Companies with experience of putting technology into the hands of the world's dispossessed have found good results from systems that are robust, capable and designed to be shared. One PDA per child is an idea: one proper PC per village with a permanent wireless connection to the Net has the demonstrable potential for a much higher return on investment. It sounds less revolutionary, but it delivers.

Negroponte has an attractive vision. Then again, MIT's Media Lab has never lacked vision. It should shame nobody to ask about delivery, appropriateness and long-term strategy. Utopias are never cheap.

Talkback

Seems bit ridiculous for author to suggest that if industry hasn't invented cheaper product it cannot be invented; clearly he is not from Silicon Valley. Companies like Google fly in the the face of that logic. Negroponte's approach doesn't involve reinventing display just using some improvements to reduce cost such as LED backlight and removing color filters. Every year or two there are many innovations in display industry that are more complicated than this. Running this as non-profit and using open open source tecnology and older products from depreciated factories also will cut costs dramatically.

via Facebook 17 November, 2005 16:16
Reply

I couldn't agree more with the author.

Besides the technical challenge of mass-producing this devices, responsible governmemts will want to ask how this computer/PDA will be best used in the classrom (is there any available educational software for it?), the costs of maintenance, distribution, internet access, etc.

The final price tag will be significantly higher than US$100, but nobody knows by how much.

Finally, there's the issue of wether kids will benefit from using this device. The Maine, USA, experiment that Negroponte cites has not produced any documentable benefit (and that's not an opinion, that's a fact derived from actual student performance testing done by the USA government).

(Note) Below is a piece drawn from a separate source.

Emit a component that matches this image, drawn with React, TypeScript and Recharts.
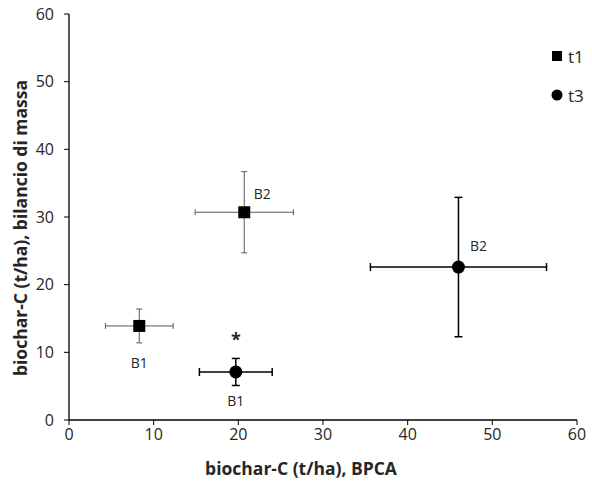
import React from 'react';
import { ScatterChart, Scatter, XAxis, YAxis, ErrorBar, Label, Legend } from 'recharts';

const t1Names = ['B1', 'B2'];
const t1X = [8.3, 20.7];
const t1Y = [13.9, 30.7];
const t1ErrX = [4.0, 5.8];
const t1ErrY = [2.5, 6.0];

const t3Names = ['B1', 'B2'];
const t3X = [19.7, 46.0];
const t3Y = [7.1, 22.6];
const t3ErrX = [4.3, 10.4];
const t3ErrY = [2.0, 10.3];
const t3Marks = ['*', ''];

const xTicks = [0, 10, 20, 30, 40, 50, 60];
const yTicks = [0, 10, 20, 30, 40, 50, 60];
const seriesNames = ['t1', 't3'];

const t1Data = t1Names.map((n, i) => ({ name: n, x: t1X[i], y: t1Y[i], ex: t1ErrX[i], ey: t1ErrY[i], mark: '' }));
const t3Data = t3Names.map((n, i) => ({ name: n, x: t3X[i], y: t3Y[i], ex: t3ErrX[i], ey: t3ErrY[i], mark: t3Marks[i] }));

// label placement (layout only)
const placeT1: Record<string, { dx: number; dy: number }> = { B1: { dx: 0, dy: 37 }, B2: { dx: 18, dy: -19 } };
const placeT3: Record<string, { dx: number; dy: number }> = { B1: { dx: 0, dy: 29 }, B2: { dx: 20, dy: -22 } };

const FONT = '"Open Sans", Lato, sans-serif';
const TXT = '#262626';

const SquareShape = (props: any) => {
  const { cx, cy, payload } = props;
  const p = placeT1[payload.name];
  return (
    <g>
      <rect x={cx - 6} y={cy - 6} width={12} height={12} fill="#000" />
      <text x={cx + p.dx} y={cy + p.dy} textAnchor="middle" dominantBaseline="central" fontSize={14} fontFamily={FONT} fill={TXT}>
        {payload.name}
      </text>
    </g>
  );
};

const CircleShape = (props: any) => {
  const { cx, cy, payload } = props;
  const p = placeT3[payload.name];
  return (
    <g>
      <circle cx={cx} cy={cy} r={6.5} fill="#000" />
      <text x={cx + p.dx} y={cy + p.dy} textAnchor="middle" dominantBaseline="central" fontSize={14} fontFamily={FONT} fill={TXT}>
        {payload.name}
      </text>
      {payload.mark ? (
        <text x={cx} y={cy - 33} textAnchor="middle" dominantBaseline="central" fontSize={18} fontWeight="bold" fontFamily={FONT} fill={TXT}>
          {payload.mark}
        </text>
      ) : null}
    </g>
  );
};

const LegendContent = () => (
  <div style={{ fontFamily: FONT, fontSize: 17, color: TXT }}>
    <div style={{ display: 'flex', alignItems: 'center', height: 22 }}>
      <svg width={12} height={12} style={{ marginRight: 5 }}>
        <rect x={1} y={1} width={10} height={10} fill="#000" />
      </svg>
      <span>{seriesNames[0]}</span>
    </div>
    <div style={{ display: 'flex', alignItems: 'center', height: 22, marginTop: 17 }}>
      <svg width={12} height={12} style={{ marginRight: 5 }}>
        <circle cx={6} cy={6} r={5.5} fill="#000" />
      </svg>
      <span>{seriesNames[1]}</span>
    </div>
  </div>
);

export default function App() {
  return (
    <div style={{ position: 'absolute', left: 0, top: 0, width: 592, height: 486, background: '#fff' }}>
      <ScatterChart width={592} height={486} margin={{ top: 14, right: 15, left: 0, bottom: 0 }}>
        <XAxis
          type="number"
          dataKey="x"
          domain={[0, 60]}
          ticks={xTicks}
          interval={0}
          height={66}
          tickSize={5}
          tickMargin={4}
          axisLine={{ stroke: '#000', strokeWidth: 1.3 }}
          tickLine={{ stroke: '#000' }}
          tick={{ fontSize: 16, fontFamily: FONT, fill: TXT }}
        >
          <Label
            content={(props: any) => {
              const vb = props.viewBox;
              return (
                <text x={vb.x + vb.width / 2 - 22} y={vb.y + 48} textAnchor="middle" dominantBaseline="central" fontSize={17.5} fontWeight="bold" fontFamily={FONT} fill={TXT}>
                  biochar-C (t/ha), BPCA
                </text>
              );
            }}
          />
        </XAxis>
        <YAxis
          type="number"
          dataKey="y"
          domain={[0, 60]}
          ticks={yTicks}
          interval={0}
          width={69}
          tickSize={5}
          tickMargin={10}
          axisLine={{ stroke: '#000', strokeWidth: 1.3 }}
          tickLine={{ stroke: '#000' }}
          tick={{ fontSize: 16, fontFamily: FONT, fill: TXT }}
        >
          <Label
            content={(props: any) => {
              const vb = props.viewBox;
              const x = vb.x + 20;
              const y = vb.y + vb.height / 2 + 11;
              return (
                <text x={x} y={y} transform={`rotate(-90 ${x} ${y})`} textAnchor="middle" dominantBaseline="central" fontSize={17.5} fontWeight="bold" fontFamily={FONT} fill={TXT}>
                  biochar-C (t/ha), bilancio di massa
                </text>
              );
            }}
          />
        </YAxis>
        <Legend
          layout="vertical"
          align="center"
          verticalAlign="middle"
          content={<LegendContent />}
          wrapperStyle={{ position: 'absolute', left: 551, top: 45, width: 41 }}
        />
        <Scatter name={seriesNames[0]} data={t1Data} shape={<SquareShape />} isAnimationActive={false}>
          <ErrorBar dataKey="ex" direction="x" width={3} stroke="#595959" strokeWidth={1} />
          <ErrorBar dataKey="ey" direction="y" width={3} stroke="#595959" strokeWidth={1} />
        </Scatter>
        <Scatter name={seriesNames[1]} data={t3Data} shape={<CircleShape />} isAnimationActive={false}>
          <ErrorBar dataKey="ex" direction="x" width={4} stroke="#000" strokeWidth={1.5} />
          <ErrorBar dataKey="ey" direction="y" width={4} stroke="#000" strokeWidth={1.5} />
        </Scatter>
      </ScatterChart>
    </div>
  );
}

Poor nations are best adviced to take a look at the details.

via Facebook 17 November, 2005 19:10
Reply

I couldn't agree more with the author.

Besides the technical challenge of mass-producing this devices, responsible governmemts will want to ask how this computer/PDA will be best used in the classrom (is there any available educational software for it?), the costs of maintenance, distribution, internet access, etc.

The final price tag will be significantly higher than US$100, but nobody knows by how much.

Finally, there's the issue of wether kids will benefit from using this device. The Maine, USA, experiment that Negroponte cites has not produced any documentable benefit (and that's not an opinion, that's a fact derived from actual student performance testing done by the USA government).

Poor nations are best adviced to take a look at the details.

via Facebook 17 November, 2005 20:57
Reply

twit. punk. republican (or comparable). naysayer.

via Facebook 18 November, 2005 00:58
Reply

Computer pioneer and village systems designer, Lee Felsenstein, has been blogging re: problems with the $100 laptop project:

http://fonly.typepad.com/fonlyblog/2005/11/problems_with_t.html

http://fonly.typepad.com/

via Facebook 18 November, 2005 05:09
Reply

Should we ban the dreams?
Should a vision ban be legislated?

A USD 100 PC, multiplied 150 million times.

Who will produce this? Under the basement by inexperienced workers, designed by fools?

No pre-production?

Is this a lie by cheating fake companies-institutions?

This is a leapfrog, a big gain from every aspect: education, closing the gap, bringing down prices of components, thus other electronic equipment due to increased production levels, etc.

We should not concentrate on the transient stages of this new era. Look at the bigger picture, and steady state period.

Even if they cannot reach the USD 100 level, they will try.

It is better to inform the visionairres of the solutions to problems, rather than judging them for their search in excellence and the impossible.

via Facebook 18 November, 2005 17:38
Reply

This is classic 'make way please, gadget to the rescue'. Whenever there is a problem engineers sit around scribbling out solutions, they come up with some ingenious designs...

...for problems that they fail to understand.

I have worked in Africa drilling boreholes for countries in dire need to clean water supplys. You don't have to walk far before you come across a defunct borehole which was probably on the cover of some charities glossy brochure surrounded by smiling brown faces a few years before.

Before you flame me, I am not anti development, I am not anti low technology design, it just needs people to go out to where the problem is and come up with some solutions. They'll get it wrong first time out but with ITERATION, we could see some useful results.

Getting back to the laptop, what will it be used for? Can the people it is aimed at read? Do you think, having never seen spam they'll fall for the first Nigerian prince needing them to transfer money? Of course they will.

Richard Feyman was involved in a technology transfer program in S America. His comment was that it was useless trying to teach people what a pump was and transfer the technology to them. They already had it, only it was just the rich that had the pumps.

The technology may be difficult to produce at the price quoted but even more important is the human side of things. Don't stop inventing and persuing good causes, just get out there and see what works.